SOURCE DATA:

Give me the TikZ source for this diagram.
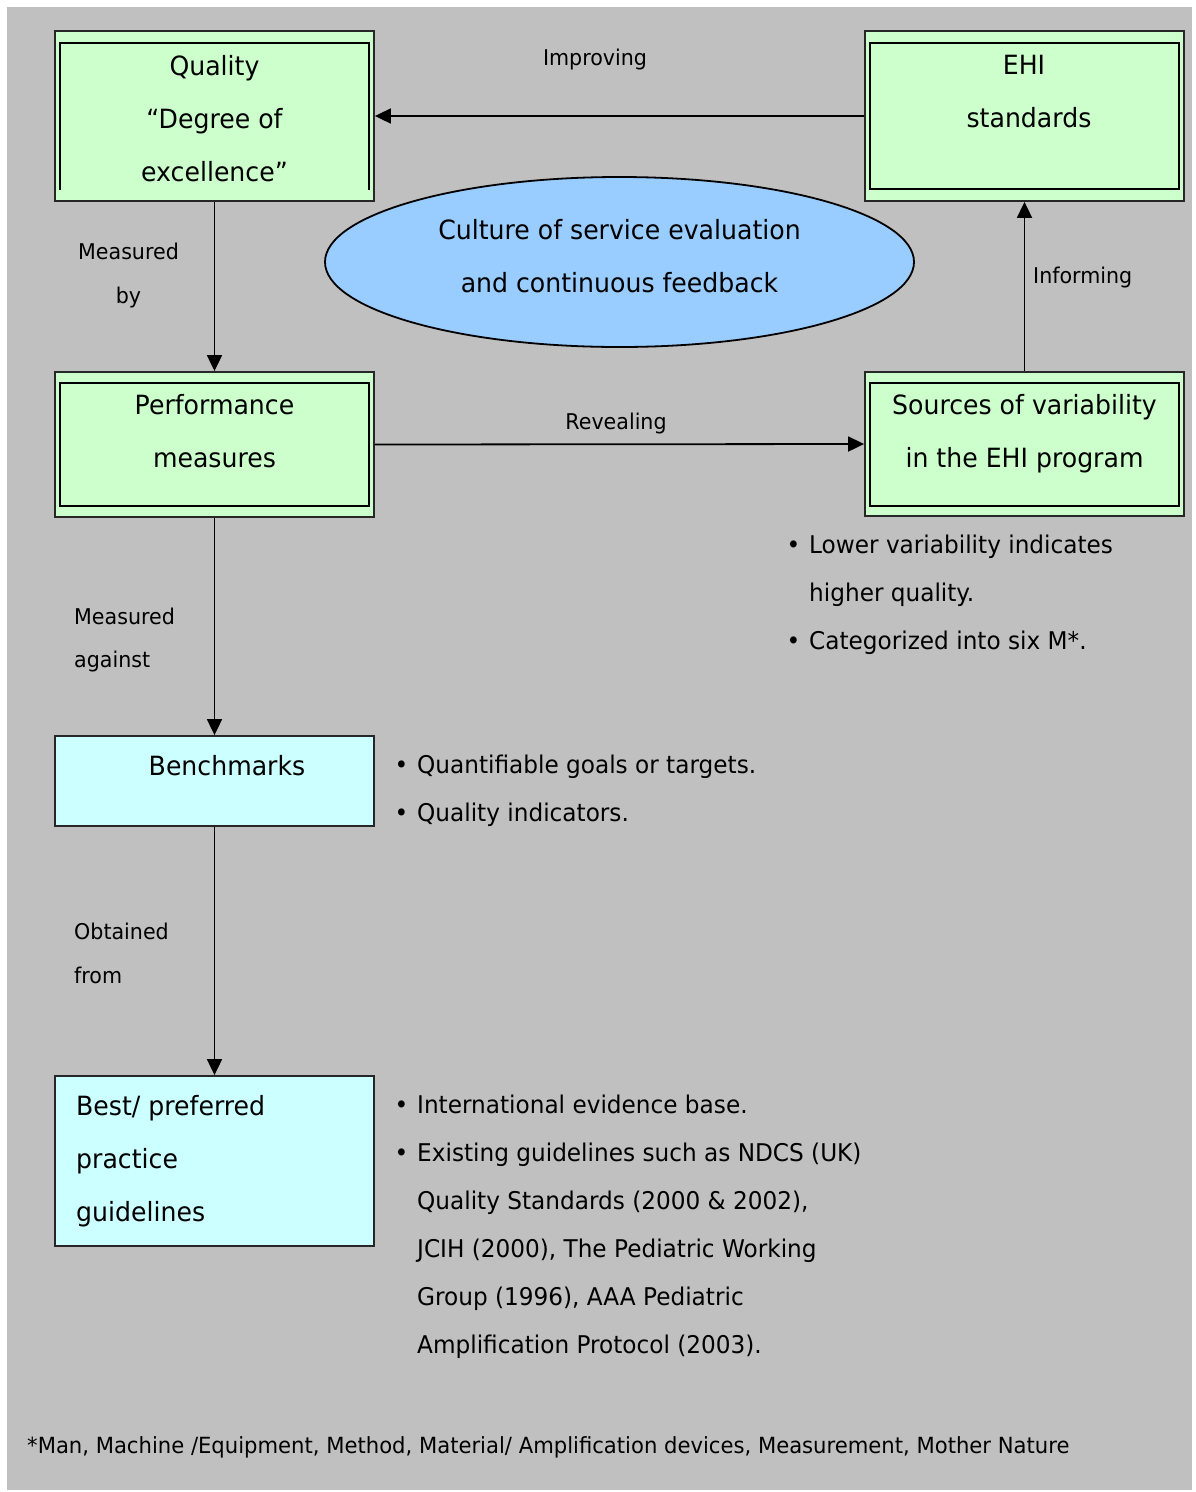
\documentclass[tikz,border=0pt]{standalone}
\usepackage{fontspec}
\setmainfont{DejaVu Sans}[FakeStretch=0.95]
\usetikzlibrary{arrows.meta,shapes.geometric}
\definecolor{bg}{HTML}{C0C0C0}
\definecolor{boxgreen}{HTML}{CCFFCC}
\definecolor{boxcyan}{HTML}{CCFFFF}
\definecolor{ellblue}{HTML}{99CCFF}
\newcommand{\bul}{\llap{•\hskip 9pt}}
\begin{document}
\begin{tikzpicture}[x=1pt,y=-1pt,
  box/.style={draw=black!85, line width=1.8pt, minimum width=319pt, inner sep=0pt},
  gbox/.style={box, fill=boxgreen},
  cbox/.style={box, fill=boxcyan},
  innerframe/.style={draw=black, line width=2.8pt},
  bt/.style={anchor=base, inner sep=0pt, font=\fontsize{26.5}{30}\selectfont},
  btl/.style={bt, anchor=base west},
  lt/.style={anchor=base, inner sep=0pt, font=\fontsize{21.7}{26}\selectfont},
  ltl/.style={lt, anchor=base west},
  bu/.style={anchor=base west, inner sep=0pt, font=\fontsize{24.4}{28}\selectfont},
  arr/.style={line width=1.8pt, -{Triangle[length=16pt,width=15pt]}}
]
% background
\useasboundingbox (0,0) rectangle (1195,1492);
\fill[white] (0,0) rectangle (1195,1492);
\fill[bg] (7,7) rectangle (1192,1490);

% boxes
\node[gbox, minimum height=170pt] (q) at (214.5,116) {};
\draw[innerframe] (60,190) -- (60,43) -- (369,43) -- (369,190);
\node[gbox, minimum height=170pt] (ehi) at (1024.5,116) {};
\draw[innerframe] (870,43) rectangle (1179,189);
\node[gbox, minimum height=145pt] (pm) at (214.5,444.5) {};
\draw[innerframe] (60,383) rectangle (369,506);
\node[gbox, minimum height=144pt] (src) at (1024.5,444) {};
\draw[innerframe] (870,383) rectangle (1179,506);
\node[cbox, minimum height=90pt] (bm) at (214.5,781) {};
\node[cbox, minimum height=170pt] (bp) at (214.5,1161) {};
\node[ellipse, draw=black, line width=1.8pt, fill=ellblue, minimum width=589pt, minimum height=170pt] (cul) at (619.5,262) {};

% box texts
\node[bt] (q1) at (214.5,75) {Quality};
\node[bt] (q2) at (214.5,128) {“Degree of};
\node[bt] (q3) at (214.5,181.5) {excellence”};
\node[bt] (e1) at (1024,74.5) {EHI};
\node[bt] (e2) at (1029,127.5) {standards};
\node[bt] (p1) at (214.5,414.5) {Performance};
\node[bt] (p2) at (214.5,467.5) {measures};
\node[bt] (s1) at (1024.5,414.5) {Sources of variability};
\node[bt] (s2) at (1024.5,467.5) {in the EHI program};
\node[bt] (b1) at (227,775) {Benchmarks};
\node[btl] (g1) at (76,1115) {Best/ preferred};
\node[btl] (g2) at (76,1168) {practice};
\node[btl] (g3) at (76,1221) {guidelines};
\node[bt] (c1) at (619.5,239) {Culture of service evaluation};
\node[bt] (c2) at (619.5,292) {and continuous feedback};

% connectors
\draw[arr] (ehi.west) -- (q.east);
\draw[arr] (q.south) -- (pm.north);
\draw[arr] (pm.east) -- (src.west);
\draw[arr] (src.north) -- (ehi.south);
\draw[arr] (pm.south) -- (bm.north);
\draw[arr] (bm.south) -- (bp.north);

% connector labels
\node[lt] (l1) at (595,65) {Improving};
\node[lt] (l2) at (128.5,259) {Measured};
\node[lt] (l3) at (128.5,303) {by};
\node[lt] (l4) at (616,429.5) {Revealing};
\node[ltl] (l5) at (1033,283) {Informing};
\node[ltl] (l6) at (74,624) {Measured};
\node[ltl] (l7) at (74,667) {against};
\node[ltl] (l8) at (74,939) {Obtained};
\node[ltl] (l9) at (74,983) {from};

% bullets
\node[bu] (v1) at (809,553.5) {\bul Lower variability indicates};
\node[bu] (v2) at (809,601.5) {higher quality.};
\node[bu] (v3) at (809,649.5) {\bul Categorized into six M*.};
\node[bu] (k1) at (417,773.5) {\bul Quantifiable goals or targets.};
\node[bu] (k2) at (417,821) {\bul Quality indicators.};
\node[bu] (r1) at (417,1113.5) {\bul International evidence base.};
\node[bu] (r2) at (417,1161) {\bul Existing guidelines such as NDCS (UK)};
\node[bu] (r3) at (417,1209) {Quality Standards (2000 \& 2002),};
\node[bu] (r4) at (417,1257) {JCIH (2000), The Pediatric Working};
\node[bu] (r5) at (417,1305) {Group (1996), AAA Pediatric};
\node[bu] (r6) at (417,1353.5) {Amplification Protocol (2003).};

% footnote
\node[anchor=base west, inner sep=0pt, font=\fontsize{22.25}{26}\selectfont] (fn) at (27,1453) {*Man, Machine /Equipment, Method, Material/ Amplification devices, Measurement, Mother Nature};
\end{tikzpicture}
\end{document}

TASK TO COMPLETE: Images in the data above are to be skipped. Retype all other material exactly.

FINISHED ANSWER:
Give me the TikZ source for this diagram.
\documentclass[tikz,border=0pt]{standalone}
\usepackage{fontspec}
\setmainfont{DejaVu Sans}[FakeStretch=0.95]
\usetikzlibrary{arrows.meta,shapes.geometric}
\definecolor{bg}{HTML}{C0C0C0}
\definecolor{boxgreen}{HTML}{CCFFCC}
\definecolor{boxcyan}{HTML}{CCFFFF}
\definecolor{ellblue}{HTML}{99CCFF}
\newcommand{\bul}{\llap{•\hskip 9pt}}
\begin{document}
\begin{tikzpicture}[x=1pt,y=-1pt,
  box/.style={draw=black!85, line width=1.8pt, minimum width=319pt, inner sep=0pt},
  gbox/.style={box, fill=boxgreen},
  cbox/.style={box, fill=boxcyan},
  innerframe/.style={draw=black, line width=2.8pt},
  bt/.style={anchor=base, inner sep=0pt, font=\fontsize{26.5}{30}\selectfont},
  btl/.style={bt, anchor=base west},
  lt/.style={anchor=base, inner sep=0pt, font=\fontsize{21.7}{26}\selectfont},
  ltl/.style={lt, anchor=base west},
  bu/.style={anchor=base west, inner sep=0pt, font=\fontsize{24.4}{28}\selectfont},
  arr/.style={line width=1.8pt, -{Triangle[length=16pt,width=15pt]}}
]
% background
\useasboundingbox (0,0) rectangle (1195,1492);
\fill[white] (0,0) rectangle (1195,1492);
\fill[bg] (7,7) rectangle (1192,1490);

% boxes
\node[gbox, minimum height=170pt] (q) at (214.5,116) {};
\draw[innerframe] (60,190) -- (60,43) -- (369,43) -- (369,190);
\node[gbox, minimum height=170pt] (ehi) at (1024.5,116) {};
\draw[innerframe] (870,43) rectangle (1179,189);
\node[gbox, minimum height=145pt] (pm) at (214.5,444.5) {};
\draw[innerframe] (60,383) rectangle (369,506);
\node[gbox, minimum height=144pt] (src) at (1024.5,444) {};
\draw[innerframe] (870,383) rectangle (1179,506);
\node[cbox, minimum height=90pt] (bm) at (214.5,781) {};
\node[cbox, minimum height=170pt] (bp) at (214.5,1161) {};
\node[ellipse, draw=black, line width=1.8pt, fill=ellblue, minimum width=589pt, minimum height=170pt] (cul) at (619.5,262) {};

% box texts
\node[bt] (q1) at (214.5,75) {Quality};
\node[bt] (q2) at (214.5,128) {“Degree of};
\node[bt] (q3) at (214.5,181.5) {excellence”};
\node[bt] (e1) at (1024,74.5) {EHI};
\node[bt] (e2) at (1029,127.5) {standards};
\node[bt] (p1) at (214.5,414.5) {Performance};
\node[bt] (p2) at (214.5,467.5) {measures};
\node[bt] (s1) at (1024.5,414.5) {Sources of variability};
\node[bt] (s2) at (1024.5,467.5) {in the EHI program};
\node[bt] (b1) at (227,775) {Benchmarks};
\node[btl] (g1) at (76,1115) {Best/ preferred};
\node[btl] (g2) at (76,1168) {practice};
\node[btl] (g3) at (76,1221) {guidelines};
\node[bt] (c1) at (619.5,239) {Culture of service evaluation};
\node[bt] (c2) at (619.5,292) {and continuous feedback};

% connectors
\draw[arr] (ehi.west) -- (q.east);
\draw[arr] (q.south) -- (pm.north);
\draw[arr] (pm.east) -- (src.west);
\draw[arr] (src.north) -- (ehi.south);
\draw[arr] (pm.south) -- (bm.north);
\draw[arr] (bm.south) -- (bp.north);

% connector labels
\node[lt] (l1) at (595,65) {Improving};
\node[lt] (l2) at (128.5,259) {Measured};
\node[lt] (l3) at (128.5,303) {by};
\node[lt] (l4) at (616,429.5) {Revealing};
\node[ltl] (l5) at (1033,283) {Informing};
\node[ltl] (l6) at (74,624) {Measured};
\node[ltl] (l7) at (74,667) {against};
\node[ltl] (l8) at (74,939) {Obtained};
\node[ltl] (l9) at (74,983) {from};

% bullets
\node[bu] (v1) at (809,553.5) {\bul Lower variability indicates};
\node[bu] (v2) at (809,601.5) {higher quality.};
\node[bu] (v3) at (809,649.5) {\bul Categorized into six M*.};
\node[bu] (k1) at (417,773.5) {\bul Quantifiable goals or targets.};
\node[bu] (k2) at (417,821) {\bul Quality indicators.};
\node[bu] (r1) at (417,1113.5) {\bul International evidence base.};
\node[bu] (r2) at (417,1161) {\bul Existing guidelines such as NDCS (UK)};
\node[bu] (r3) at (417,1209) {Quality Standards (2000 \& 2002),};
\node[bu] (r4) at (417,1257) {JCIH (2000), The Pediatric Working};
\node[bu] (r5) at (417,1305) {Group (1996), AAA Pediatric};
\node[bu] (r6) at (417,1353.5) {Amplification Protocol (2003).};

% footnote
\node[anchor=base west, inner sep=0pt, font=\fontsize{22.25}{26}\selectfont] (fn) at (27,1453) {*Man, Machine /Equipment, Method, Material/ Amplification devices, Measurement, Mother Nature};
\end{tikzpicture}
\end{document}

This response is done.